President Joe Biden finalized a regulation meant to ensure for-profit colleges and career training programs at nonprofit colleges don't saddle students with unmanageable debt.

The Department of Education (ED) on May 17 released the final version of its gainful employment (GE) rule that will hold programs — mostly at for-profit institutions — accountable for student outcomes and debt burdens. ED finalized the new rule in late September after reviewing more than 7,500 public comments over the summer.

It was the final step in a multi-year process of negotiations to reinstate a beefier version of the policy that former President Donald Trump struck down in 2019.

Biden's new GE rule is more heavy-handed than the regulation Trump struck down in 2019.

Under the new GE rule, a program passed the GE requirement if its graduates left school with an annual loan payment less than 8% of their annual salary or that payment makes up less than 20% of their discretionary income.

It also created an income threshold where a program could fail the GE rule if its graduates' median earnings are less than the median earnings of working adults in their state ages 25-34 who hold only a high school diploma or GED certificate.

The income threshold did not exist under the pre-Trump GE rule. This was something pushed by student and borrower advocates during negotiated rulemaking with ED in early 2022. Negotiators representing institutions, meanwhile, voted against the proposed rule in March.

Bradley Adams, who represented for-profit colleges and universities, was the most vocal critic of the rule at the time.

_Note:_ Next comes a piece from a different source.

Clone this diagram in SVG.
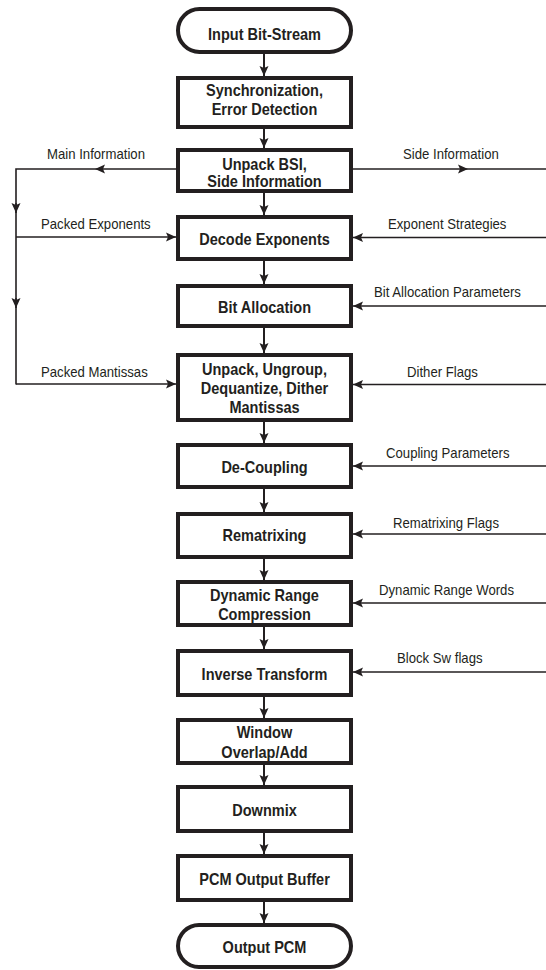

Another difference from the pre-Trump GE rule is the elimination of any warning zone. Previously, a program would be placed under "warning" status if graduates' loan payments were between 8% and 12% of annual salary or between 20% and 30% of discretionary income. Now those ranges count as failing GE.

Biden’s regulation also adds a transparency requirement.

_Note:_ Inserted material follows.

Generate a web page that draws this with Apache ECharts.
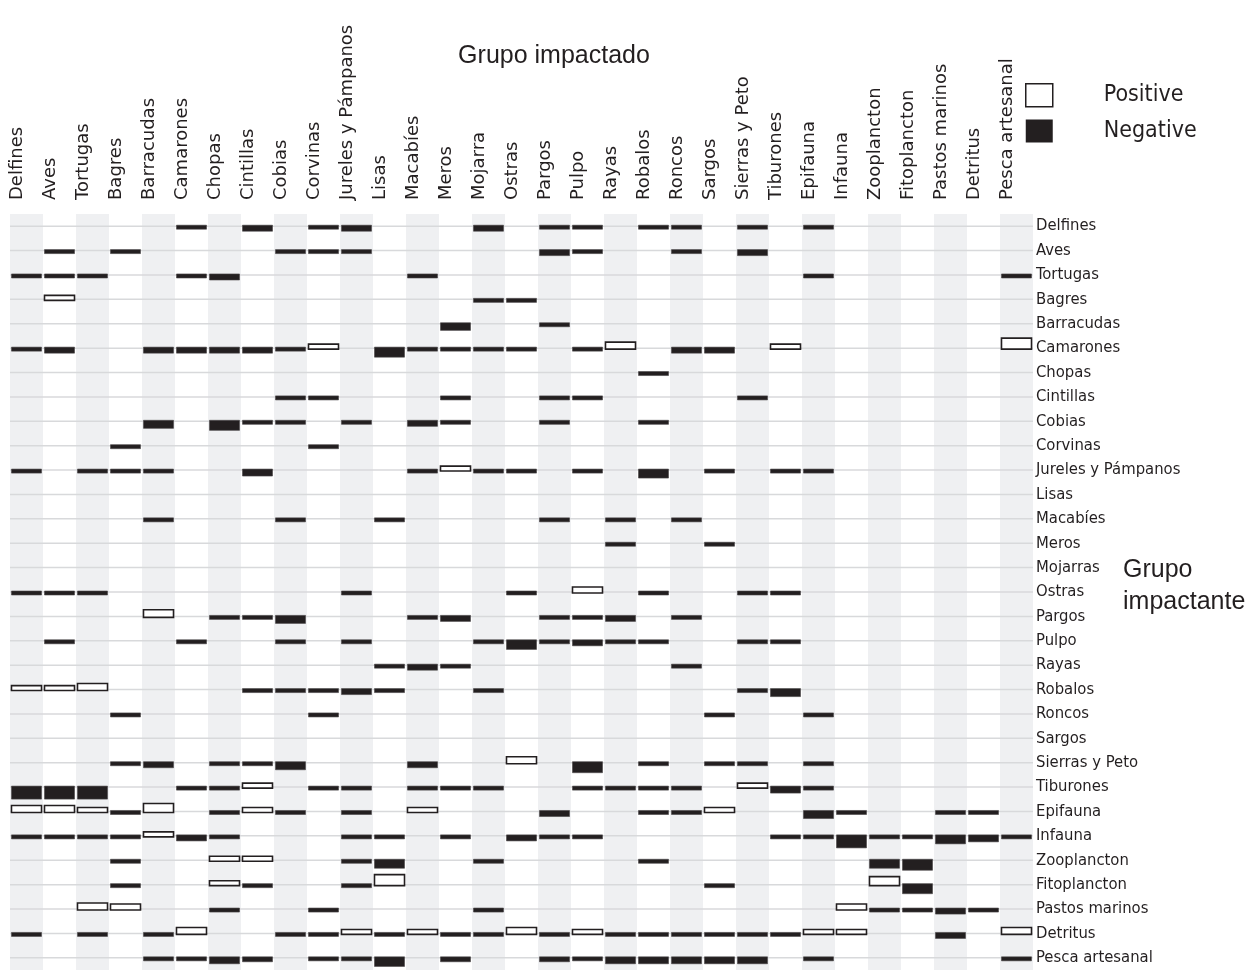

Programs that fall under GE oversight must also provide information about what students are likely to pay out-of-pocket, how much debt the average student takes on to enroll, and what the average salary of graduates is. This information will be made publicly available through a website run by ED, the department stated.

The new GE rule will affect all programs at for-profit institutions, as well as credential programs at public and private institutions.

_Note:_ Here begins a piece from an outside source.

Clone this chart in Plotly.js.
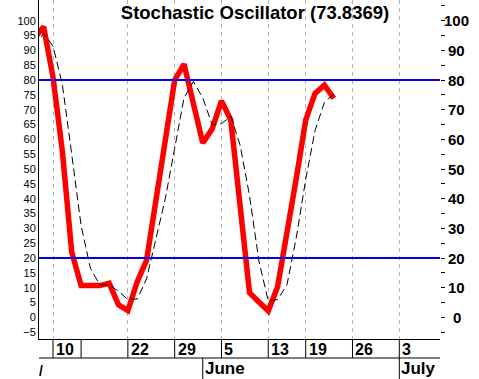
<!DOCTYPE html>
<html>
<head>
<meta charset="utf-8">
<script src="https://cdn.plot.ly/plotly-3.0.1.min.js"></script>
<style>
  html, body { margin: 0; padding: 0; background: #ffffff; }
  #chart { width: 479px; height: 379px; }
</style>
</head>
<body>
<div id="chart"></div>
<script>
// %K (red) and %D (black dashed), one value per trading session
const stochK = [94, 98, 81, 56, 22, 10.7, 10.7, 10.7, 11.5, 4.2, 2.3, 12, 19.3, 39.5, 59.8, 80, 85.4, 72, 58.8, 63.5, 73, 66.5, 39, 8.3, 5.2, 2.2, 10.3, 28, 47, 66.5, 75.5, 78.3, 73.8369];
const stochD = [91.3, 95.7, 91.5, 78.5, 55, 31, 16.5, 11, 11, 8.8, 6, 6.2, 13, 27, 40, 57, 74, 79.5, 74, 65, 65.3, 67.8, 58, 41, 19, 5.5, 6, 11, 27, 46.5, 63, 72.5, 75.3];
// signal levels
const levels = [20, 80];
// week separators (session index) and their labels
const weekIdx = [2, 5, 10, 15, 20, 25, 29, 34, 39];
const weekLabels = ['10', '', '22', '29', '5', '13', '19', '26', '3'];
// month separators and labels
const monthIdx = [18, 39];
const monthLabels = ['June', 'July'];
// axis tick values
const leftTicks = [-5, 0, 5, 10, 15, 20, 25, 30, 35, 40, 45, 50, 55, 60, 65, 70, 75, 80, 85, 90, 95, 100, 105];
const rightLabels = [0, 10, 20, 30, 40, 50, 60, 70, 80, 90, 100];

const sessions = stochK.map((_, i) => i);
const gridIdx = weekIdx.filter((_, i) => weekLabels[i] !== '');

const yRange = [-7.3, 107.0];
const xRange = [0.504, 43.35];

const rowBottom = (339 - 358) / 339;   // bottom of week-label row, in paper units
const pageBottom = (339 - 379) / 339;

const traces = [
  {
    x: sessions, y: stochK, type: 'scatter', mode: 'lines',
    line: { color: '#ff0000', width: 5.5 }, hoverinfo: 'skip', showlegend: false
  },
  {
    x: sessions, y: stochD, type: 'scatter', mode: 'lines', yaxis: 'y2',
    line: { color: '#000000', width: 1, dash: '8px,4px' }, hoverinfo: 'skip', showlegend: false
  }
];

const shapes = [];
levels.forEach(v => shapes.push({
  type: 'line', xref: 'paper', yref: 'y', x0: 0, x1: 1, y0: v, y1: v,
  line: { color: '#0000ff', width: 2 }
}));
weekIdx.forEach(i => shapes.push({
  type: 'line', xref: 'x', yref: 'paper', x0: i, x1: i, y0: 0, y1: rowBottom,
  line: { color: '#000000', width: 1 }
}));
shapes.push({
  type: 'line', xref: 'paper', yref: 'paper', x0: 0, x1: 1, y0: rowBottom, y1: rowBottom,
  line: { color: '#000000', width: 1 }
});
monthIdx.forEach(i => shapes.push({
  type: 'line', xref: 'x', yref: 'paper', x0: i, x1: i, y0: rowBottom, y1: pageBottom,
  line: { color: '#000000', width: 1 }
}));

const annotations = [];
weekIdx.forEach((i, k) => {
  if (weekLabels[k] === '') return;
  annotations.push({
    xref: 'x', yref: 'paper', x: i, y: (339 - 349) / 339, xanchor: 'left', yanchor: 'middle',
    xshift: 1, text: '<b>' + weekLabels[k] + '</b>', showarrow: false,
    font: { family: 'Arial, Liberation Sans', size: 16, color: '#000000' }
  });
});
monthIdx.forEach((i, k) => annotations.push({
  xref: 'x', yref: 'paper', x: i, y: (339 - 369) / 339, xanchor: 'left', yanchor: 'middle',
  xshift: 0, text: '<b>' + monthLabels[k] + '</b>', showarrow: false,
  font: { family: 'Arial, Liberation Sans', size: 17, color: '#000000' }
}));
annotations.push({
  xref: 'x', yref: 'paper', x: 0.7, y: (339 - 371) / 339, xanchor: 'center', yanchor: 'middle',
  text: '<b>/</b>', showarrow: false,
  font: { family: 'Arial, Liberation Sans', size: 14, color: '#000000' }
});
rightLabels.forEach(v => annotations.push({
  xref: 'paper', yref: 'y', x: (457 - 39) / 401, y: v, xanchor: 'center', yanchor: 'middle',
  text: '<b>' + v + '</b>', showarrow: false,
  font: { family: 'Arial, Liberation Sans', size: 15, color: '#000000' }
}));

const layout = {
  width: 479, height: 379,
  margin: { l: 39, r: 39, t: 0, b: 40, pad: 0 },
  paper_bgcolor: '#ffffff', plot_bgcolor: '#ffffff',
  showlegend: false,
  title: {
    text: '<b>Stochastic Oscillator (' + stochK[stochK.length - 1] + ')</b>',
    font: { family: 'Arial, Liberation Sans', size: 18.5, color: '#000000' },
    xref: 'container', yref: 'container', x: 255 / 479, y: 1 - 13 / 379,
    xanchor: 'center', yanchor: 'middle'
  },
  xaxis: {
    range: xRange, tickvals: gridIdx, showticklabels: false, ticks: '',
    showgrid: true, gridcolor: '#b4b4b4', griddash: '4px,4px', gridwidth: 1,
    showline: true, linecolor: '#000000', linewidth: 1, zeroline: false, fixedrange: true
  },
  yaxis: {
    range: yRange, tickvals: leftTicks, ticks: '', showgrid: false, zeroline: false,
    showline: true, linecolor: '#000000', linewidth: 1,
    tickfont: { family: 'Arial, Liberation Sans', size: 11, color: '#000000' },
    fixedrange: true
  },
  yaxis2: {
    range: yRange, overlaying: 'y', side: 'right', tickvals: leftTicks,
    ticks: 'outside', ticklen: 4, tickwidth: 1, tickcolor: '#000000',
    showticklabels: false, showgrid: false, zeroline: false, showline: false, fixedrange: true
  },
  shapes: shapes,
  annotations: annotations
};

Plotly.newPlot('chart', traces, layout, { displayModeBar: false, staticPlot: true });
</script>
</body>
</html>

It will likely, however, have an outsized impact on for-profit colleges and universities.

An analysis from New America found that only 5% of community colleges have any graduates in programs that would fail GE. Across all nonprofit and public schools, 97% have fewer than 10% of graduates in failing programs, meaning the impact will be minimal at the institutional level even for schools with failing programs.

Meanwhile, just 42% of for-profit institutions have fewer than 10% of graduates in failing programs, according to New America.

The Biden administration predicts that approximately 1,700 existing programs would fail this GE rule.